Going forward, Camden’s strategy is to be opportunistic on issuing equity and adding leverage so that it keeps its leverage in a range between 4.0x and 5.0x debt to EBITDA. For example, Camden issued $328 million in common stock at the end of February that it used to pay down debt. “Because stock prices are fairly robust right now, the differential between issuing equity and debt is pretty close in terms of cost,” says Campo. So, even though it was slightly dilutive, the effort was worthwhile because it allowed the REIT to reduce its leverage further and improve its balance sheet.
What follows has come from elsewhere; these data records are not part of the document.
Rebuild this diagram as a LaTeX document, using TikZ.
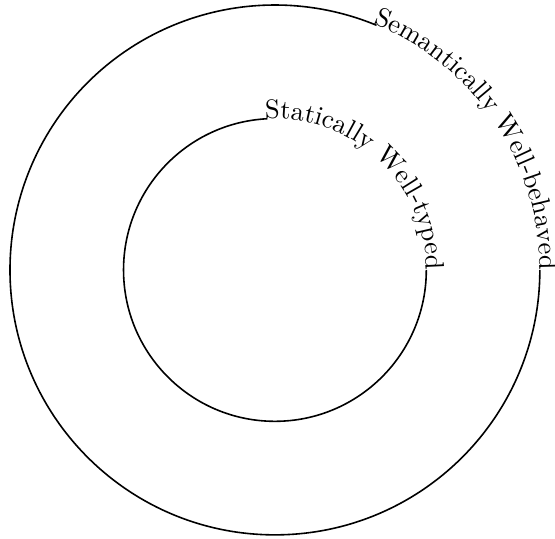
\documentclass[tikz,border=0pt]{standalone}
\usetikzlibrary{decorations.text}
\tikzset{arctext/.style={decoration={text along path,text={#1},
  text align=right},decorate}}
\newlength\outlen
\newlength\inlen

\begin{document}
\settowidth\outlen{Semantically Well-behaved}%
\settowidth\inlen{Statically Well-typed}%
\begin{tikzpicture}
  \useasboundingbox (-3.632,-3.554) rectangle (3.70,3.566);
  % outer circle
  \pgfmathsetmacro\outang{\outlen/3.5cm*180/pi}
  \draw[semithick] (0:3.5) arc[start angle=0,end angle=\outang-360,radius=3.5];
  \path[arctext={Semantically Well-behaved}] (\outang+3:3.5)
    arc[start angle=\outang+3,end angle=0,radius=3.5];
  % inner circle
  \pgfmathsetmacro\inang{\inlen/2cm*180/pi}
  \draw[semithick] (0:2) arc[start angle=0,end angle=\inang-360,radius=2];
  \path[arctext={Statically Well-typed}] (\inang+3:2)
    arc[start angle=\inang+3,end angle=0,radius=2];
\end{tikzpicture}
\end{document}
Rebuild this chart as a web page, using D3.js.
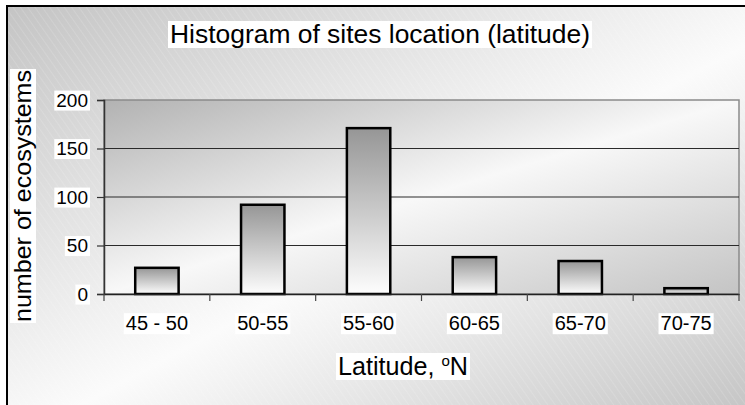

Yet REITs also recognize that there is a trade-off in accepting lower growth in exchange for lower debt. “In certain times, the market doesn’t pay you for lower risk,” says Campo. “But over a long period of time, you don’t get penalized for having a better balance sheet as long as what you’re giving up in growth is not dramatic.” For example, Camden’s total annualized shareholder return over the past decade has exceeded the average of its multifamily peer group. The REIT also had the second highest same property revenue growth and NOI growth in the multifamily sector last year. “Despite Camden’s low leverage, we continue to post really strong revenue growth, NOI growth, and FFO growth,” he says.
Holding Firm on Leverage
Fitch expects REIT sector leverage to remain relatively steady during 2019 with same-store NOI growth and incremental development NOI that should help moderate leverage. That being said, Fitch noted in its 2019 REIT Outlook that many REITs will need to sell assets to overcome public share NAV discounts and fund external growth while working to maintain leverage policies. REITs may need to be creative to fund new investments on a leverage neutral basis or let leverage drift up in the hopes that valuations will improve, and they will be able to issue equity down the road, notes Boyd.
That being said, the move to lower leverage appears to be a fundamental shift within the REIT industry. “I think that this trend for lower leverage is sustainable through the cycle, and that is a key credit positive,” he says.